━━ Collected material ━━

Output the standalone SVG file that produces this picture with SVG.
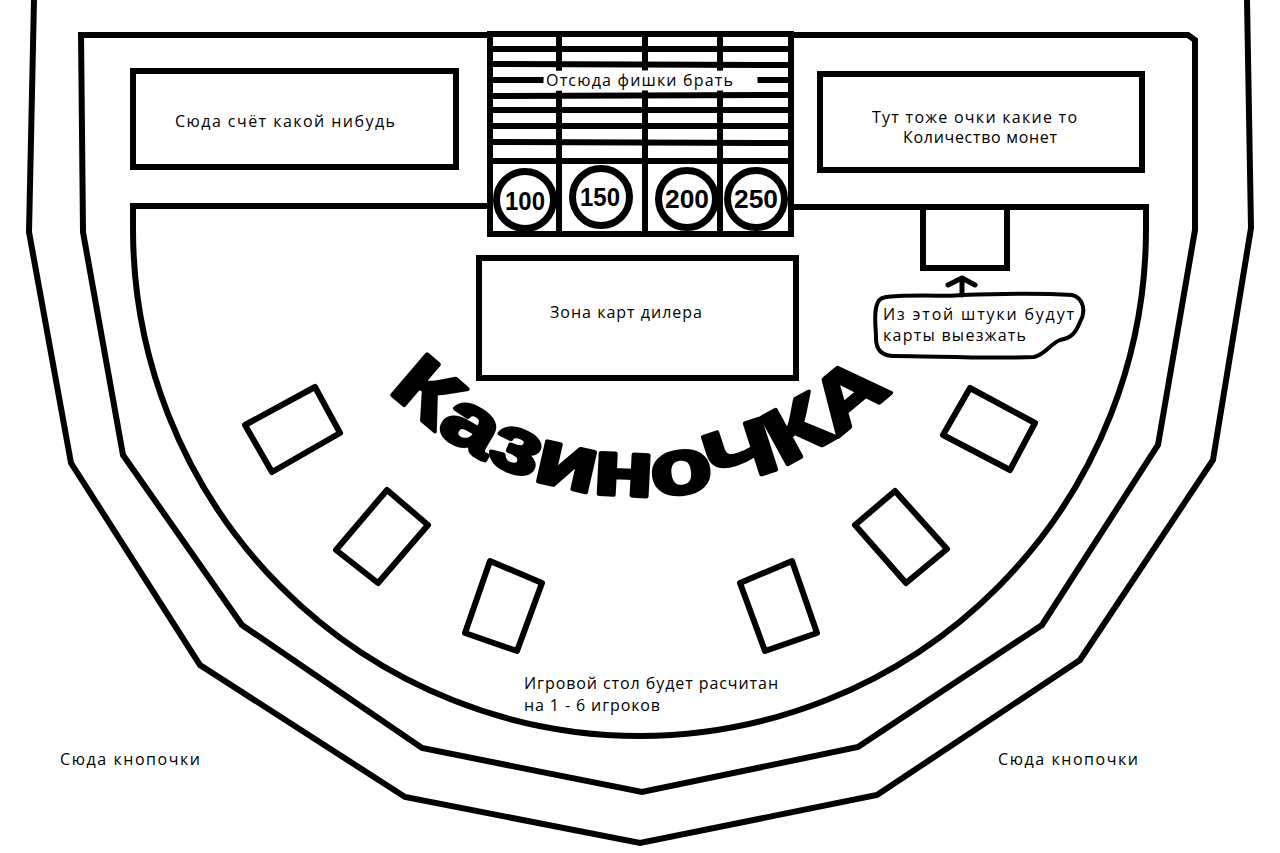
<svg xmlns="http://www.w3.org/2000/svg" width="1280" height="853" viewBox="0 0 1280 853">
<defs>
<style>
.ln{fill:none;stroke:#000;stroke-width:6;stroke-linejoin:miter;stroke-linecap:butt}
.box{fill:#fff;stroke:#000;stroke-width:6}
.bar{stroke:#000;stroke-width:6}
.t{font-family:"Open Sans","Noto Sans","DejaVu Sans",sans-serif;font-size:16px;fill:#000}
.chip{font-family:"Liberation Sans","DejaVu Sans",sans-serif;font-weight:bold;font-size:26px;fill:#000;text-anchor:middle}
.card{fill:#fff;stroke:#000;stroke-width:6;stroke-linejoin:round}
</style>
<path id="arc" d="M372,372 A352,352 0 0 0 908,372"/>
</defs>
<rect width="1280" height="853" fill="#fff"/>

<g id="table-outline">
<polyline class="ln" points="34,0 29,232 71,463 200,665 405,797 640,843 877,795 1080,660 1213,460 1251,228 1247,0"/>
<polyline class="ln" points="81,32 83,232 123,455 242,625 422,748 642,792 858,747 1042,625 1158,445 1195,230 1195,40 1188,35 81,35"/>
<path class="ln" d="M487,206 L133,206 L133,228 A507,507 0 0 0 640,736 A507,507 0 0 0 1146,228 L1146,207 L791,207"/>
</g>

<g id="score-left">
<rect class="box" x="133" y="71" width="323" height="96"/>
<text class="t" x="175" y="127" textLength="220">Сюда счёт какой нибудь</text>
</g>

<g id="score-right">
<rect class="box" x="820" y="74" width="322" height="96"/>
<text class="t" x="872" y="123" textLength="205">Тут тоже очки какие то</text>
<text class="t" x="903" y="143" textLength="154">Количество монет</text>
</g>

<g id="chip-rack">
<rect x="490" y="34" width="301" height="200" fill="#fff"/>
<g class="bar">
<line x1="490" y1="49" x2="791" y2="49"/>
<line x1="490" y1="64" x2="791" y2="65"/>
<line x1="490" y1="80" x2="791" y2="80"/>
<line x1="490" y1="96" x2="791" y2="95"/>
<line x1="490" y1="110" x2="791" y2="110"/>
<line x1="490" y1="126" x2="791" y2="126"/>
<line x1="490" y1="142" x2="791" y2="143"/>
<line x1="490" y1="161" x2="791" y2="161"/>
<line x1="559" y1="34" x2="559" y2="234"/>
<line x1="645" y1="34" x2="645" y2="234"/>
<line x1="720" y1="34" x2="720" y2="234"/>
</g>
<path d="M544,71 L600,70 L700,71 L757,70 L758,90 L690,91 L600,90 L543,91 Z" fill="#fff"/>
<text class="t" x="546" y="86" textLength="187">Отсюда фишки брать</text>
<g fill="#fff" stroke="#000" stroke-width="7">
<circle cx="525" cy="200" r="28.5"/>
<circle cx="601" cy="197" r="28.5"/>
<circle cx="687" cy="199" r="28.5"/>
<circle cx="756" cy="199" r="28.5"/>
</g>
<text class="chip" x="525" y="210" textLength="40" lengthAdjust="spacingAndGlyphs">100</text>
<text class="chip" x="600" y="206" textLength="40" lengthAdjust="spacingAndGlyphs">150</text>
<text class="chip" x="687" y="208" textLength="44" lengthAdjust="spacingAndGlyphs">200</text>
<text class="chip" x="756" y="208" textLength="44" lengthAdjust="spacingAndGlyphs">250</text>
<rect class="ln" x="490" y="34" width="301" height="200"/>
</g>

<g id="dealer-zone">
<rect class="box" x="479" y="258" width="317" height="120"/>
<text class="t" x="550" y="318" textLength="152">Зона карт дилера</text>
</g>

<g id="card-shoe">
<rect class="box" x="923" y="207" width="84" height="61"/>
</g>

<g id="note-bubble">
<path d="M886,297 C920,294 950,297 962,295 C990,294 1040,293 1072,295 C1084,298 1086,312 1080,322 C1076,332 1072,338 1060,340 C1050,344 1046,354 1034,357 C990,359 930,356 894,356 C880,356 876,348 876,338 C876,328 874,318 876,308 C878,300 880,298 886,297 Z" fill="#fff" stroke="#000" stroke-width="4" stroke-linejoin="round"/>
<text class="t" x="883" y="320" textLength="191">Из этой штуки будут</text>
<text class="t" x="883" y="341" textLength="143">карты выезжать</text>
</g>

<g id="connectors">
<path d="M962,295 L962,279 M948,285 L962,278 L975,285" fill="none" stroke="#000" stroke-width="5" stroke-linecap="round" stroke-linejoin="round"/>
</g>

<g id="player-spots">
<polygon class="card" points="245,425 315,387 340,433 272,472"/>
<polygon class="card" points="387,490 428,525 378,583 336,550"/>
<polygon class="card" points="490,561 542,583 517,651 465,633"/>
<polygon class="card" points="792,561 740,583 765,651 817,633"/>
<polygon class="card" points="970,388 1035,423 1010,470 943,435"/>
<polygon class="card" points="895,491 947,549 906,583 855,525"/>
</g>

<g id="title">
<text font-family="'Liberation Sans','DejaVu Sans',sans-serif" font-weight="bold" font-size="78" fill="#000" stroke="#000" stroke-width="4" stroke-linejoin="round"><textPath href="#arc" startOffset="50%" text-anchor="middle" textLength="560" lengthAdjust="spacingAndGlyphs">КазиноЧКА</textPath></text>
</g>

<g id="notes">
<text class="t" x="524" y="689" textLength="254">Игровой стол будет расчитан</text>
<text class="t" x="524" y="711" textLength="136">на 1 - 6 игроков</text>
<text class="t" x="60" y="765" textLength="140">Сюда кнопочки</text>
<text class="t" x="998" y="765" textLength="140">Сюда кнопочки</text>
</g>
</svg>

━━━

§ Written exercise:
Return the whole listing, word for word, and leave out every picture.

§ Solution to this problem:
Output the standalone SVG file that produces this picture with SVG.
<svg xmlns="http://www.w3.org/2000/svg" width="1280" height="853" viewBox="0 0 1280 853">
<defs>
<style>
.ln{fill:none;stroke:#000;stroke-width:6;stroke-linejoin:miter;stroke-linecap:butt}
.box{fill:#fff;stroke:#000;stroke-width:6}
.bar{stroke:#000;stroke-width:6}
.t{font-family:"Open Sans","Noto Sans","DejaVu Sans",sans-serif;font-size:16px;fill:#000}
.chip{font-family:"Liberation Sans","DejaVu Sans",sans-serif;font-weight:bold;font-size:26px;fill:#000;text-anchor:middle}
.card{fill:#fff;stroke:#000;stroke-width:6;stroke-linejoin:round}
</style>
<path id="arc" d="M372,372 A352,352 0 0 0 908,372"/>
</defs>
<rect width="1280" height="853" fill="#fff"/>

<g id="table-outline">
<polyline class="ln" points="34,0 29,232 71,463 200,665 405,797 640,843 877,795 1080,660 1213,460 1251,228 1247,0"/>
<polyline class="ln" points="81,32 83,232 123,455 242,625 422,748 642,792 858,747 1042,625 1158,445 1195,230 1195,40 1188,35 81,35"/>
<path class="ln" d="M487,206 L133,206 L133,228 A507,507 0 0 0 640,736 A507,507 0 0 0 1146,228 L1146,207 L791,207"/>
</g>

<g id="score-left">
<rect class="box" x="133" y="71" width="323" height="96"/>
<text class="t" x="175" y="127" textLength="220">Сюда счёт какой нибудь</text>
</g>

<g id="score-right">
<rect class="box" x="820" y="74" width="322" height="96"/>
<text class="t" x="872" y="123" textLength="205">Тут тоже очки какие то</text>
<text class="t" x="903" y="143" textLength="154">Количество монет</text>
</g>

<g id="chip-rack">
<rect x="490" y="34" width="301" height="200" fill="#fff"/>
<g class="bar">
<line x1="490" y1="49" x2="791" y2="49"/>
<line x1="490" y1="64" x2="791" y2="65"/>
<line x1="490" y1="80" x2="791" y2="80"/>
<line x1="490" y1="96" x2="791" y2="95"/>
<line x1="490" y1="110" x2="791" y2="110"/>
<line x1="490" y1="126" x2="791" y2="126"/>
<line x1="490" y1="142" x2="791" y2="143"/>
<line x1="490" y1="161" x2="791" y2="161"/>
<line x1="559" y1="34" x2="559" y2="234"/>
<line x1="645" y1="34" x2="645" y2="234"/>
<line x1="720" y1="34" x2="720" y2="234"/>
</g>
<path d="M544,71 L600,70 L700,71 L757,70 L758,90 L690,91 L600,90 L543,91 Z" fill="#fff"/>
<text class="t" x="546" y="86" textLength="187">Отсюда фишки брать</text>
<g fill="#fff" stroke="#000" stroke-width="7">
<circle cx="525" cy="200" r="28.5"/>
<circle cx="601" cy="197" r="28.5"/>
<circle cx="687" cy="199" r="28.5"/>
<circle cx="756" cy="199" r="28.5"/>
</g>
<text class="chip" x="525" y="210" textLength="40" lengthAdjust="spacingAndGlyphs">100</text>
<text class="chip" x="600" y="206" textLength="40" lengthAdjust="spacingAndGlyphs">150</text>
<text class="chip" x="687" y="208" textLength="44" lengthAdjust="spacingAndGlyphs">200</text>
<text class="chip" x="756" y="208" textLength="44" lengthAdjust="spacingAndGlyphs">250</text>
<rect class="ln" x="490" y="34" width="301" height="200"/>
</g>

<g id="dealer-zone">
<rect class="box" x="479" y="258" width="317" height="120"/>
<text class="t" x="550" y="318" textLength="152">Зона карт дилера</text>
</g>

<g id="card-shoe">
<rect class="box" x="923" y="207" width="84" height="61"/>
</g>

<g id="note-bubble">
<path d="M886,297 C920,294 950,297 962,295 C990,294 1040,293 1072,295 C1084,298 1086,312 1080,322 C1076,332 1072,338 1060,340 C1050,344 1046,354 1034,357 C990,359 930,356 894,356 C880,356 876,348 876,338 C876,328 874,318 876,308 C878,300 880,298 886,297 Z" fill="#fff" stroke="#000" stroke-width="4" stroke-linejoin="round"/>
<text class="t" x="883" y="320" textLength="191">Из этой штуки будут</text>
<text class="t" x="883" y="341" textLength="143">карты выезжать</text>
</g>

<g id="connectors">
<path d="M962,295 L962,279 M948,285 L962,278 L975,285" fill="none" stroke="#000" stroke-width="5" stroke-linecap="round" stroke-linejoin="round"/>
</g>

<g id="player-spots">
<polygon class="card" points="245,425 315,387 340,433 272,472"/>
<polygon class="card" points="387,490 428,525 378,583 336,550"/>
<polygon class="card" points="490,561 542,583 517,651 465,633"/>
<polygon class="card" points="792,561 740,583 765,651 817,633"/>
<polygon class="card" points="970,388 1035,423 1010,470 943,435"/>
<polygon class="card" points="895,491 947,549 906,583 855,525"/>
</g>

<g id="title">
<text font-family="'Liberation Sans','DejaVu Sans',sans-serif" font-weight="bold" font-size="78" fill="#000" stroke="#000" stroke-width="4" stroke-linejoin="round"><textPath href="#arc" startOffset="50%" text-anchor="middle" textLength="560" lengthAdjust="spacingAndGlyphs">КазиноЧКА</textPath></text>
</g>

<g id="notes">
<text class="t" x="524" y="689" textLength="254">Игровой стол будет расчитан</text>
<text class="t" x="524" y="711" textLength="136">на 1 - 6 игроков</text>
<text class="t" x="60" y="765" textLength="140">Сюда кнопочки</text>
<text class="t" x="998" y="765" textLength="140">Сюда кнопочки</text>
</g>
</svg>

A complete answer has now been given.